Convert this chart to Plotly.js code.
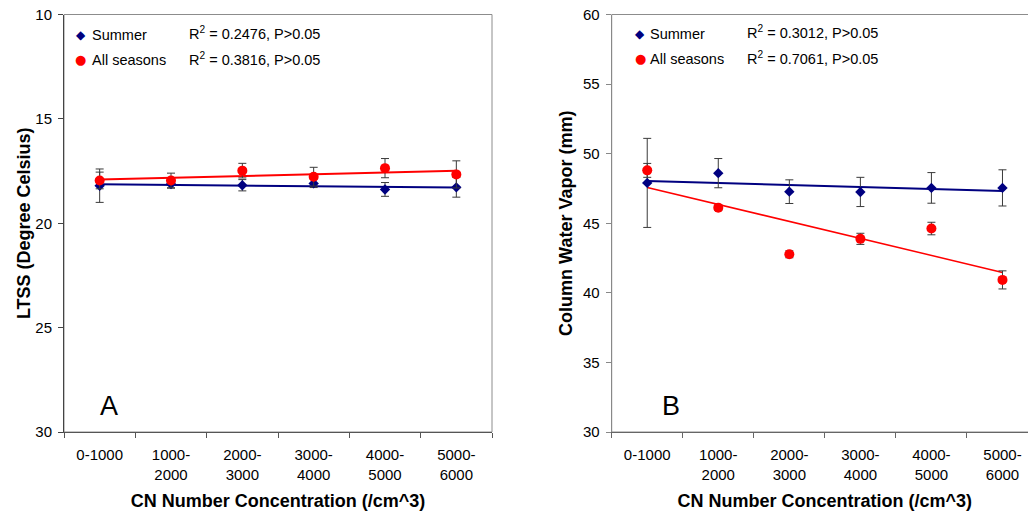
<!DOCTYPE html>
<html>
<head>
<meta charset="utf-8">
<script src="https://cdn.plot.ly/plotly-3.0.1.min.js"></script>
<style>
html,body{margin:0;padding:0;overflow:hidden;background:#fff;}
#chart{width:1040px;height:516px;}
</style>
</head>
<body>
<div id="chart"></div>
<script>
// ---- data ----
const categories = ['0-1000','1000-2000','2000-3000','3000-4000','4000-5000','5000-6000'];
const tickLabels = ['0-1000','1000-<br>2000','2000-<br>3000','3000-<br>4000','4000-<br>5000','5000-<br>6000'];

const ltssSummer    = [18.20, 18.12, 18.18, 18.09, 18.38, 18.28];
const ltssSummerErr = [0.80, 0.20, 0.27, 0.20, 0.33, 0.47];
const ltssAll       = [17.95, 17.95, 17.48, 17.77, 17.36, 17.66];
const ltssAllErr    = [0.40, 0.35, 0.35, 0.45, 0.46, 0.65];

const cwvSummer     = [47.90, 48.60, 47.27, 47.25, 47.54, 47.54];
const cwvSummerErr  = [3.20, 1.05, 0.85, 1.05, 1.10, 1.30];
const cwvAll        = [48.80, 46.12, 42.77, 43.88, 44.62, 40.93];
const cwvAllErr     = [0.50, 0.20, 0.25, 0.40, 0.45, 0.65];

const seriesNames = ['Summer', 'All seasons'];
const r2Ltss = ['R<sup>2</sup> = 0.2476, P&gt;0.05', 'R<sup>2</sup> = 0.3816, P&gt;0.05'];
const r2Cwv  = ['R<sup>2</sup> = 0.3012, P&gt;0.05', 'R<sup>2</sup> = 0.7061, P&gt;0.05'];

// ---- helpers ----
const NAVY = '#000080', RED = '#ff0000', ERR = '#3a3a3a';
const FONT = 'Liberation Sans, Arial, sans-serif';

function linFit(vals){
  const n = vals.length;
  const xs = vals.map((_, i) => i);
  const mx = xs.reduce((a,b)=>a+b,0)/n, my = vals.reduce((a,b)=>a+b,0)/n;
  let sxy = 0, sxx = 0;
  xs.forEach((x,i)=>{ sxy += (x-mx)*(vals[i]-my); sxx += (x-mx)*(x-mx); });
  const b = sxy/sxx, a = my - b*mx;
  return xs.map(x => a + b*x);
}

function trend(vals, color, width, xa, ya){
  return {x: categories, y: linFit(vals), type:'scatter', mode:'lines',
    line:{color:color, width:width}, xaxis:xa, yaxis:ya, showlegend:false, hoverinfo:'skip'};
}
function points(vals, errs, name, symbol, color, size, xa, ya){
  return {x: categories, y: vals, type:'scatter', mode:'markers', name:name,
    marker:{symbol:symbol, color:color, size:size, line:{width:0}},
    error_y:{type:'data', array:errs, visible:true, color:ERR, thickness:1, width:4},
    xaxis:xa, yaxis:ya, showlegend:false};
}

const traces = [
  trend(ltssSummer, NAVY, 2, 'x', 'y'),
  trend(ltssAll, RED, 2, 'x', 'y'),
  points(ltssSummer, ltssSummerErr, seriesNames[0], 'diamond', NAVY, 8, 'x', 'y'),
  points(ltssAll, ltssAllErr, seriesNames[1], 'circle', RED, 10, 'x', 'y'),
  trend(cwvSummer, NAVY, 2, 'x2', 'y2'),
  trend(cwvAll, RED, 1.5, 'x2', 'y2'),
  points(cwvSummer, cwvSummerErr, seriesNames[0], 'diamond', NAVY, 8, 'x2', 'y2'),
  points(cwvAll, cwvAllErr, seriesNames[1], 'circle', RED, 10, 'x2', 'y2')
];

const W = 1040, H = 516;
const px = v => v / W, py = v => 1 - v / H;

function xAxis(domain, lineColor){
  return {domain:domain, type:'category', range:[-0.5, 5.5],
    tickvals:categories, ticktext:tickLabels, tickson:'boundaries',
    ticks:'outside', ticklen:5, tickcolor:lineColor, showline:true, linecolor:lineColor, linewidth:1,
    showgrid:false, zeroline:false, tickfont:{family:FONT, size:15, color:'#000'}, ticklabelstandoff:9,
    title:{text:'CN Number Concentration (/cm^3)', font:{family:FONT, size:18, color:'#000', weight:'bold'}, standoff:12},
    fixedrange:true};
}
function yAxis(range, title, lineColor, anchor, standoff){
  return {domain:[1-432/H, 1-14.5/H], range:range, tickmode:'linear', tick0:10, dtick:5,
    ticks:'outside', ticklen:5, tickcolor:lineColor, showline:true, linecolor:lineColor, linewidth:1,
    showgrid:false, zeroline:false, tickfont:{family:FONT, size:15, color:'#000'}, ticklabelstandoff:3,
    title:{text:title, font:{family:FONT, size:18, color:'#000', weight:'bold'}, standoff:standoff},
    anchor:anchor, fixedrange:true};
}

const layout = {
  width:W, height:H, margin:{l:0, r:0, t:0, b:0},
  paper_bgcolor:'#fff', plot_bgcolor:'#fff', showlegend:false,
  xaxis: Object.assign(xAxis([px(64), px(492)], '#555'), {anchor:'y'}),
  yaxis: yAxis([30, 10], 'LTSS (Degree Celsius)', '#444', 'x', 0),
  xaxis2: Object.assign(xAxis([px(611.7), px(1038)], '#666'), {anchor:'y2'}),
  yaxis2: yAxis([30, 60], 'Column Water Vapor (mm)', '#888', 'x2', 5),
  shapes: [
    {type:'rect', xref:'x domain', yref:'y domain', x0:0, x1:1, y0:0, y1:1, line:{color:'#8c8c8c', width:1}, layer:'below'},
    {type:'rect', xref:'x2 domain', yref:'y2 domain', x0:0, x1:1, y0:0, y1:1, line:{color:'#8c8c8c', width:1}, layer:'below'}
  ],
  annotations: []
};

function legendBlock(markX, textX, r2X, r2Texts, yTop, yBot){
  const A = layout.annotations;
  const common = {xref:'paper', yref:'paper', showarrow:false, yanchor:'middle'};
  A.push(Object.assign({}, common, {x:px(markX), y:py(yTop), xanchor:'center', text:'◆', font:{family:'DejaVu Sans', size:12, color:NAVY}}));
  A.push(Object.assign({}, common, {x:px(markX), y:py(yBot), xanchor:'center', text:'●', font:{family:'DejaVu Sans', size:13, color:RED}}));
  A.push(Object.assign({}, common, {x:px(textX), y:py(yTop), xanchor:'left', text:seriesNames[0], font:{family:FONT, size:14.5, color:'#000'}}));
  A.push(Object.assign({}, common, {x:px(textX), y:py(yBot), xanchor:'left', text:seriesNames[1], font:{family:FONT, size:14.5, color:'#000'}}));
  A.push(Object.assign({}, common, {x:px(r2X), y:py(yTop-2), xanchor:'left', text:r2Texts[0], font:{family:FONT, size:14.5, color:'#000'}}));
  A.push(Object.assign({}, common, {x:px(r2X), y:py(yBot-1), xanchor:'left', text:r2Texts[1], font:{family:FONT, size:14.5, color:'#000'}}));
}
legendBlock(80.5, 90, 187, r2Ltss, 35, 60);
legendBlock(640, 647.5, 745, r2Cwv, 34, 59);

layout.annotations.push({xref:'paper', yref:'paper', x:px(109), y:py(406), xanchor:'center', yanchor:'middle', showarrow:false, text:'A', font:{family:FONT, size:27, color:'#000'}});
layout.annotations.push({xref:'paper', yref:'paper', x:px(671), y:py(406), xanchor:'center', yanchor:'middle', showarrow:false, text:'B', font:{family:FONT, size:27, color:'#000'}});

Plotly.newPlot('chart', traces, layout, {staticPlot:true, displayModeBar:false});
</script>
</body>
</html>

Short problem
Except for the pictures, give all the material above again verbatim.

Result
Convert this chart to Plotly.js code.
<!DOCTYPE html>
<html>
<head>
<meta charset="utf-8">
<script src="https://cdn.plot.ly/plotly-3.0.1.min.js"></script>
<style>
html,body{margin:0;padding:0;overflow:hidden;background:#fff;}
#chart{width:1040px;height:516px;}
</style>
</head>
<body>
<div id="chart"></div>
<script>
// ---- data ----
const categories = ['0-1000','1000-2000','2000-3000','3000-4000','4000-5000','5000-6000'];
const tickLabels = ['0-1000','1000-<br>2000','2000-<br>3000','3000-<br>4000','4000-<br>5000','5000-<br>6000'];

const ltssSummer    = [18.20, 18.12, 18.18, 18.09, 18.38, 18.28];
const ltssSummerErr = [0.80, 0.20, 0.27, 0.20, 0.33, 0.47];
const ltssAll       = [17.95, 17.95, 17.48, 17.77, 17.36, 17.66];
const ltssAllErr    = [0.40, 0.35, 0.35, 0.45, 0.46, 0.65];

const cwvSummer     = [47.90, 48.60, 47.27, 47.25, 47.54, 47.54];
const cwvSummerErr  = [3.20, 1.05, 0.85, 1.05, 1.10, 1.30];
const cwvAll        = [48.80, 46.12, 42.77, 43.88, 44.62, 40.93];
const cwvAllErr     = [0.50, 0.20, 0.25, 0.40, 0.45, 0.65];

const seriesNames = ['Summer', 'All seasons'];
const r2Ltss = ['R<sup>2</sup> = 0.2476, P&gt;0.05', 'R<sup>2</sup> = 0.3816, P&gt;0.05'];
const r2Cwv  = ['R<sup>2</sup> = 0.3012, P&gt;0.05', 'R<sup>2</sup> = 0.7061, P&gt;0.05'];

// ---- helpers ----
const NAVY = '#000080', RED = '#ff0000', ERR = '#3a3a3a';
const FONT = 'Liberation Sans, Arial, sans-serif';

function linFit(vals){
  const n = vals.length;
  const xs = vals.map((_, i) => i);
  const mx = xs.reduce((a,b)=>a+b,0)/n, my = vals.reduce((a,b)=>a+b,0)/n;
  let sxy = 0, sxx = 0;
  xs.forEach((x,i)=>{ sxy += (x-mx)*(vals[i]-my); sxx += (x-mx)*(x-mx); });
  const b = sxy/sxx, a = my - b*mx;
  return xs.map(x => a + b*x);
}

function trend(vals, color, width, xa, ya){
  return {x: categories, y: linFit(vals), type:'scatter', mode:'lines',
    line:{color:color, width:width}, xaxis:xa, yaxis:ya, showlegend:false, hoverinfo:'skip'};
}
function points(vals, errs, name, symbol, color, size, xa, ya){
  return {x: categories, y: vals, type:'scatter', mode:'markers', name:name,
    marker:{symbol:symbol, color:color, size:size, line:{width:0}},
    error_y:{type:'data', array:errs, visible:true, color:ERR, thickness:1, width:4},
    xaxis:xa, yaxis:ya, showlegend:false};
}

const traces = [
  trend(ltssSummer, NAVY, 2, 'x', 'y'),
  trend(ltssAll, RED, 2, 'x', 'y'),
  points(ltssSummer, ltssSummerErr, seriesNames[0], 'diamond', NAVY, 8, 'x', 'y'),
  points(ltssAll, ltssAllErr, seriesNames[1], 'circle', RED, 10, 'x', 'y'),
  trend(cwvSummer, NAVY, 2, 'x2', 'y2'),
  trend(cwvAll, RED, 1.5, 'x2', 'y2'),
  points(cwvSummer, cwvSummerErr, seriesNames[0], 'diamond', NAVY, 8, 'x2', 'y2'),
  points(cwvAll, cwvAllErr, seriesNames[1], 'circle', RED, 10, 'x2', 'y2')
];

const W = 1040, H = 516;
const px = v => v / W, py = v => 1 - v / H;

function xAxis(domain, lineColor){
  return {domain:domain, type:'category', range:[-0.5, 5.5],
    tickvals:categories, ticktext:tickLabels, tickson:'boundaries',
    ticks:'outside', ticklen:5, tickcolor:lineColor, showline:true, linecolor:lineColor, linewidth:1,
    showgrid:false, zeroline:false, tickfont:{family:FONT, size:15, color:'#000'}, ticklabelstandoff:9,
    title:{text:'CN Number Concentration (/cm^3)', font:{family:FONT, size:18, color:'#000', weight:'bold'}, standoff:12},
    fixedrange:true};
}
function yAxis(range, title, lineColor, anchor, standoff){
  return {domain:[1-432/H, 1-14.5/H], range:range, tickmode:'linear', tick0:10, dtick:5,
    ticks:'outside', ticklen:5, tickcolor:lineColor, showline:true, linecolor:lineColor, linewidth:1,
    showgrid:false, zeroline:false, tickfont:{family:FONT, size:15, color:'#000'}, ticklabelstandoff:3,
    title:{text:title, font:{family:FONT, size:18, color:'#000', weight:'bold'}, standoff:standoff},
    anchor:anchor, fixedrange:true};
}

const layout = {
  width:W, height:H, margin:{l:0, r:0, t:0, b:0},
  paper_bgcolor:'#fff', plot_bgcolor:'#fff', showlegend:false,
  xaxis: Object.assign(xAxis([px(64), px(492)], '#555'), {anchor:'y'}),
  yaxis: yAxis([30, 10], 'LTSS (Degree Celsius)', '#444', 'x', 0),
  xaxis2: Object.assign(xAxis([px(611.7), px(1038)], '#666'), {anchor:'y2'}),
  yaxis2: yAxis([30, 60], 'Column Water Vapor (mm)', '#888', 'x2', 5),
  shapes: [
    {type:'rect', xref:'x domain', yref:'y domain', x0:0, x1:1, y0:0, y1:1, line:{color:'#8c8c8c', width:1}, layer:'below'},
    {type:'rect', xref:'x2 domain', yref:'y2 domain', x0:0, x1:1, y0:0, y1:1, line:{color:'#8c8c8c', width:1}, layer:'below'}
  ],
  annotations: []
};

function legendBlock(markX, textX, r2X, r2Texts, yTop, yBot){
  const A = layout.annotations;
  const common = {xref:'paper', yref:'paper', showarrow:false, yanchor:'middle'};
  A.push(Object.assign({}, common, {x:px(markX), y:py(yTop), xanchor:'center', text:'◆', font:{family:'DejaVu Sans', size:12, color:NAVY}}));
  A.push(Object.assign({}, common, {x:px(markX), y:py(yBot), xanchor:'center', text:'●', font:{family:'DejaVu Sans', size:13, color:RED}}));
  A.push(Object.assign({}, common, {x:px(textX), y:py(yTop), xanchor:'left', text:seriesNames[0], font:{family:FONT, size:14.5, color:'#000'}}));
  A.push(Object.assign({}, common, {x:px(textX), y:py(yBot), xanchor:'left', text:seriesNames[1], font:{family:FONT, size:14.5, color:'#000'}}));
  A.push(Object.assign({}, common, {x:px(r2X), y:py(yTop-2), xanchor:'left', text:r2Texts[0], font:{family:FONT, size:14.5, color:'#000'}}));
  A.push(Object.assign({}, common, {x:px(r2X), y:py(yBot-1), xanchor:'left', text:r2Texts[1], font:{family:FONT, size:14.5, color:'#000'}}));
}
legendBlock(80.5, 90, 187, r2Ltss, 35, 60);
legendBlock(640, 647.5, 745, r2Cwv, 34, 59);

layout.annotations.push({xref:'paper', yref:'paper', x:px(109), y:py(406), xanchor:'center', yanchor:'middle', showarrow:false, text:'A', font:{family:FONT, size:27, color:'#000'}});
layout.annotations.push({xref:'paper', yref:'paper', x:px(671), y:py(406), xanchor:'center', yanchor:'middle', showarrow:false, text:'B', font:{family:FONT, size:27, color:'#000'}});

Plotly.newPlot('chart', traces, layout, {staticPlot:true, displayModeBar:false});
</script>
</body>
</html>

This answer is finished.